Collected data:
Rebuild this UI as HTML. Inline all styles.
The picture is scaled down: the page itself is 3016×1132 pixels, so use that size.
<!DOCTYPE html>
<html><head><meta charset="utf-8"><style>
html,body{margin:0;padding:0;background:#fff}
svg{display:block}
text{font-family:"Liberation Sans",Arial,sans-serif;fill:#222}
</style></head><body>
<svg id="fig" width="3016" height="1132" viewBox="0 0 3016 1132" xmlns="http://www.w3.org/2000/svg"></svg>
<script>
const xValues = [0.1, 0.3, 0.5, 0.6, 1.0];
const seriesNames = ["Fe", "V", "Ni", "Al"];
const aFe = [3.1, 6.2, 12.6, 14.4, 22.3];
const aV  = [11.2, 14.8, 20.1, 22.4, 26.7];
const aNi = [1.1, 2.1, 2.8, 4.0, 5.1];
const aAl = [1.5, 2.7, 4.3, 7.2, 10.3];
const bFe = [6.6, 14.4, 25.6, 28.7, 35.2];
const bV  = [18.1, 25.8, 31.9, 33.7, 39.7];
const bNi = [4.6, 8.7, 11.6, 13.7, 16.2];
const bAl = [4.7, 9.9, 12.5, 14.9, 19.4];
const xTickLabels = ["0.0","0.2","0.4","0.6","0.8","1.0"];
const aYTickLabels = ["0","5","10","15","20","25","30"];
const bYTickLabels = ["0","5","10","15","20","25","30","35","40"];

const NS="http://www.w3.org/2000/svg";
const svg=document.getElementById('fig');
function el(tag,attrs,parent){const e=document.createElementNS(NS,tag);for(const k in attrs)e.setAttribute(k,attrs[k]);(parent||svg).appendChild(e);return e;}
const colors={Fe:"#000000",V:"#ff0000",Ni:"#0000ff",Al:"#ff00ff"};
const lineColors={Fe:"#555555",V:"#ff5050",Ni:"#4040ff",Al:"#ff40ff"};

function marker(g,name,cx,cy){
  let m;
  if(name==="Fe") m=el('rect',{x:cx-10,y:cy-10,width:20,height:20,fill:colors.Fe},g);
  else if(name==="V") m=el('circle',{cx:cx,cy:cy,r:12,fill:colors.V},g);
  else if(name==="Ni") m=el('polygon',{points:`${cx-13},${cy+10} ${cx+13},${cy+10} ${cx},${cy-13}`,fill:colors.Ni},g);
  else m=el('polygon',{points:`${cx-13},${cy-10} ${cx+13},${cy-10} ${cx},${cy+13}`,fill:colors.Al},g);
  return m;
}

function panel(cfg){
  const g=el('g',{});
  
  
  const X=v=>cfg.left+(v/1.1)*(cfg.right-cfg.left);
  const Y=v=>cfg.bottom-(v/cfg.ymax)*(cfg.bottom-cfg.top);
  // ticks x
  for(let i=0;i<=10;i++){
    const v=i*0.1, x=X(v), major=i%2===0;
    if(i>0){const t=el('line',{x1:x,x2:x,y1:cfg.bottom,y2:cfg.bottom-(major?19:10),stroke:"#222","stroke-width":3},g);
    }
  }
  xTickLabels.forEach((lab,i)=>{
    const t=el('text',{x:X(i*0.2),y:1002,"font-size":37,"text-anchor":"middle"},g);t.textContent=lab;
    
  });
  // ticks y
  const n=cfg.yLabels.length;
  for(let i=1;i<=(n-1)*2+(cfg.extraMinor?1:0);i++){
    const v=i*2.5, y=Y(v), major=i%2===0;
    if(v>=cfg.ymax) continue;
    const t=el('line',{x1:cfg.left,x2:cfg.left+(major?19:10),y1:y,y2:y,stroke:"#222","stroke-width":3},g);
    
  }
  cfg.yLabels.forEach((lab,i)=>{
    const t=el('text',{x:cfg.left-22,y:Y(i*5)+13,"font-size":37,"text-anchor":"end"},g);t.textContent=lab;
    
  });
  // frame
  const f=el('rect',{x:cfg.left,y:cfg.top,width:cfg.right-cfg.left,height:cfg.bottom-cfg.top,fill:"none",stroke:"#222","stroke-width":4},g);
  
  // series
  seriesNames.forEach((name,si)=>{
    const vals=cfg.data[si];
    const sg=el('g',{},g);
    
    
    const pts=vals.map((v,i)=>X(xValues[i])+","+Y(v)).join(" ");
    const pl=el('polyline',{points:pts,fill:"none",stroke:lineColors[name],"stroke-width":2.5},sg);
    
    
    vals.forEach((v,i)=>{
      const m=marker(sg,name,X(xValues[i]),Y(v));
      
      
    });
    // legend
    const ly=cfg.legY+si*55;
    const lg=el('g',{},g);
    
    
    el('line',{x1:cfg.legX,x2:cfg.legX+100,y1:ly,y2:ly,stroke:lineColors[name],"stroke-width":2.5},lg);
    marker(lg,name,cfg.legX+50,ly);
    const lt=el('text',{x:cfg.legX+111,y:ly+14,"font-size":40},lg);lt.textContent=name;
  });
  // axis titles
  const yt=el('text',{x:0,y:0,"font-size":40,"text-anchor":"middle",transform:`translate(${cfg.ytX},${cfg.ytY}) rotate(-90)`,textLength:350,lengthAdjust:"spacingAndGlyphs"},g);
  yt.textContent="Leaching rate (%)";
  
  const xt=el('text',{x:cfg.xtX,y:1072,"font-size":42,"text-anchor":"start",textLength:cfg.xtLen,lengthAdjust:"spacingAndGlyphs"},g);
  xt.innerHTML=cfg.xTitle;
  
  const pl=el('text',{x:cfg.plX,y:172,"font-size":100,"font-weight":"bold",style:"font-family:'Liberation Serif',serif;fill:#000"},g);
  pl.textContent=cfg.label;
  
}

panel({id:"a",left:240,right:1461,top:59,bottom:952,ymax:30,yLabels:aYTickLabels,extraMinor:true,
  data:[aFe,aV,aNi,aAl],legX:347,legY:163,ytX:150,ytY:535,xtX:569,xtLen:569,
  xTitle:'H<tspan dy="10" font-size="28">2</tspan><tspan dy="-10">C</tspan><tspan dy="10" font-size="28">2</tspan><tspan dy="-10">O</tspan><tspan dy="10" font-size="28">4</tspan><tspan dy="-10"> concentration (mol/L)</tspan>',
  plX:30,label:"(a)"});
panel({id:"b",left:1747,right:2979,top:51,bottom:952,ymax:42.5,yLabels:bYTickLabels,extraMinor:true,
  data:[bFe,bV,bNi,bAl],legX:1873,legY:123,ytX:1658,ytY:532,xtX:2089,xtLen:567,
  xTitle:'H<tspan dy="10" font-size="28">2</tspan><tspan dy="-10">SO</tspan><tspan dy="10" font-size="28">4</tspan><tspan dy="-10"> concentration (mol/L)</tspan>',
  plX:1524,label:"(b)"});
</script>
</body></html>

Given problem:
Repeat the data in its entirety, character for character.

Correct response:
Rebuild this UI as HTML. Inline all styles.
The picture is scaled down: the page itself is 3016×1132 pixels, so use that size.
<!DOCTYPE html>
<html><head><meta charset="utf-8"><style>
html,body{margin:0;padding:0;background:#fff}
svg{display:block}
text{font-family:"Liberation Sans",Arial,sans-serif;fill:#222}
</style></head><body>
<svg id="fig" width="3016" height="1132" viewBox="0 0 3016 1132" xmlns="http://www.w3.org/2000/svg"></svg>
<script>
const xValues = [0.1, 0.3, 0.5, 0.6, 1.0];
const seriesNames = ["Fe", "V", "Ni", "Al"];
const aFe = [3.1, 6.2, 12.6, 14.4, 22.3];
const aV  = [11.2, 14.8, 20.1, 22.4, 26.7];
const aNi = [1.1, 2.1, 2.8, 4.0, 5.1];
const aAl = [1.5, 2.7, 4.3, 7.2, 10.3];
const bFe = [6.6, 14.4, 25.6, 28.7, 35.2];
const bV  = [18.1, 25.8, 31.9, 33.7, 39.7];
const bNi = [4.6, 8.7, 11.6, 13.7, 16.2];
const bAl = [4.7, 9.9, 12.5, 14.9, 19.4];
const xTickLabels = ["0.0","0.2","0.4","0.6","0.8","1.0"];
const aYTickLabels = ["0","5","10","15","20","25","30"];
const bYTickLabels = ["0","5","10","15","20","25","30","35","40"];

const NS="http://www.w3.org/2000/svg";
const svg=document.getElementById('fig');
function el(tag,attrs,parent){const e=document.createElementNS(NS,tag);for(const k in attrs)e.setAttribute(k,attrs[k]);(parent||svg).appendChild(e);return e;}
const colors={Fe:"#000000",V:"#ff0000",Ni:"#0000ff",Al:"#ff00ff"};
const lineColors={Fe:"#555555",V:"#ff5050",Ni:"#4040ff",Al:"#ff40ff"};

function marker(g,name,cx,cy){
  let m;
  if(name==="Fe") m=el('rect',{x:cx-10,y:cy-10,width:20,height:20,fill:colors.Fe},g);
  else if(name==="V") m=el('circle',{cx:cx,cy:cy,r:12,fill:colors.V},g);
  else if(name==="Ni") m=el('polygon',{points:`${cx-13},${cy+10} ${cx+13},${cy+10} ${cx},${cy-13}`,fill:colors.Ni},g);
  else m=el('polygon',{points:`${cx-13},${cy-10} ${cx+13},${cy-10} ${cx},${cy+13}`,fill:colors.Al},g);
  return m;
}

function panel(cfg){
  const g=el('g',{});
  
  
  const X=v=>cfg.left+(v/1.1)*(cfg.right-cfg.left);
  const Y=v=>cfg.bottom-(v/cfg.ymax)*(cfg.bottom-cfg.top);
  // ticks x
  for(let i=0;i<=10;i++){
    const v=i*0.1, x=X(v), major=i%2===0;
    if(i>0){const t=el('line',{x1:x,x2:x,y1:cfg.bottom,y2:cfg.bottom-(major?19:10),stroke:"#222","stroke-width":3},g);
    }
  }
  xTickLabels.forEach((lab,i)=>{
    const t=el('text',{x:X(i*0.2),y:1002,"font-size":37,"text-anchor":"middle"},g);t.textContent=lab;
    
  });
  // ticks y
  const n=cfg.yLabels.length;
  for(let i=1;i<=(n-1)*2+(cfg.extraMinor?1:0);i++){
    const v=i*2.5, y=Y(v), major=i%2===0;
    if(v>=cfg.ymax) continue;
    const t=el('line',{x1:cfg.left,x2:cfg.left+(major?19:10),y1:y,y2:y,stroke:"#222","stroke-width":3},g);
    
  }
  cfg.yLabels.forEach((lab,i)=>{
    const t=el('text',{x:cfg.left-22,y:Y(i*5)+13,"font-size":37,"text-anchor":"end"},g);t.textContent=lab;
    
  });
  // frame
  const f=el('rect',{x:cfg.left,y:cfg.top,width:cfg.right-cfg.left,height:cfg.bottom-cfg.top,fill:"none",stroke:"#222","stroke-width":4},g);
  
  // series
  seriesNames.forEach((name,si)=>{
    const vals=cfg.data[si];
    const sg=el('g',{},g);
    
    
    const pts=vals.map((v,i)=>X(xValues[i])+","+Y(v)).join(" ");
    const pl=el('polyline',{points:pts,fill:"none",stroke:lineColors[name],"stroke-width":2.5},sg);
    
    
    vals.forEach((v,i)=>{
      const m=marker(sg,name,X(xValues[i]),Y(v));
      
      
    });
    // legend
    const ly=cfg.legY+si*55;
    const lg=el('g',{},g);
    
    
    el('line',{x1:cfg.legX,x2:cfg.legX+100,y1:ly,y2:ly,stroke:lineColors[name],"stroke-width":2.5},lg);
    marker(lg,name,cfg.legX+50,ly);
    const lt=el('text',{x:cfg.legX+111,y:ly+14,"font-size":40},lg);lt.textContent=name;
  });
  // axis titles
  const yt=el('text',{x:0,y:0,"font-size":40,"text-anchor":"middle",transform:`translate(${cfg.ytX},${cfg.ytY}) rotate(-90)`,textLength:350,lengthAdjust:"spacingAndGlyphs"},g);
  yt.textContent="Leaching rate (%)";
  
  const xt=el('text',{x:cfg.xtX,y:1072,"font-size":42,"text-anchor":"start",textLength:cfg.xtLen,lengthAdjust:"spacingAndGlyphs"},g);
  xt.innerHTML=cfg.xTitle;
  
  const pl=el('text',{x:cfg.plX,y:172,"font-size":100,"font-weight":"bold",style:"font-family:'Liberation Serif',serif;fill:#000"},g);
  pl.textContent=cfg.label;
  
}

panel({id:"a",left:240,right:1461,top:59,bottom:952,ymax:30,yLabels:aYTickLabels,extraMinor:true,
  data:[aFe,aV,aNi,aAl],legX:347,legY:163,ytX:150,ytY:535,xtX:569,xtLen:569,
  xTitle:'H<tspan dy="10" font-size="28">2</tspan><tspan dy="-10">C</tspan><tspan dy="10" font-size="28">2</tspan><tspan dy="-10">O</tspan><tspan dy="10" font-size="28">4</tspan><tspan dy="-10"> concentration (mol/L)</tspan>',
  plX:30,label:"(a)"});
panel({id:"b",left:1747,right:2979,top:51,bottom:952,ymax:42.5,yLabels:bYTickLabels,extraMinor:true,
  data:[bFe,bV,bNi,bAl],legX:1873,legY:123,ytX:1658,ytY:532,xtX:2089,xtLen:567,
  xTitle:'H<tspan dy="10" font-size="28">2</tspan><tspan dy="-10">SO</tspan><tspan dy="10" font-size="28">4</tspan><tspan dy="-10"> concentration (mol/L)</tspan>',
  plX:1524,label:"(b)"});
</script>
</body></html>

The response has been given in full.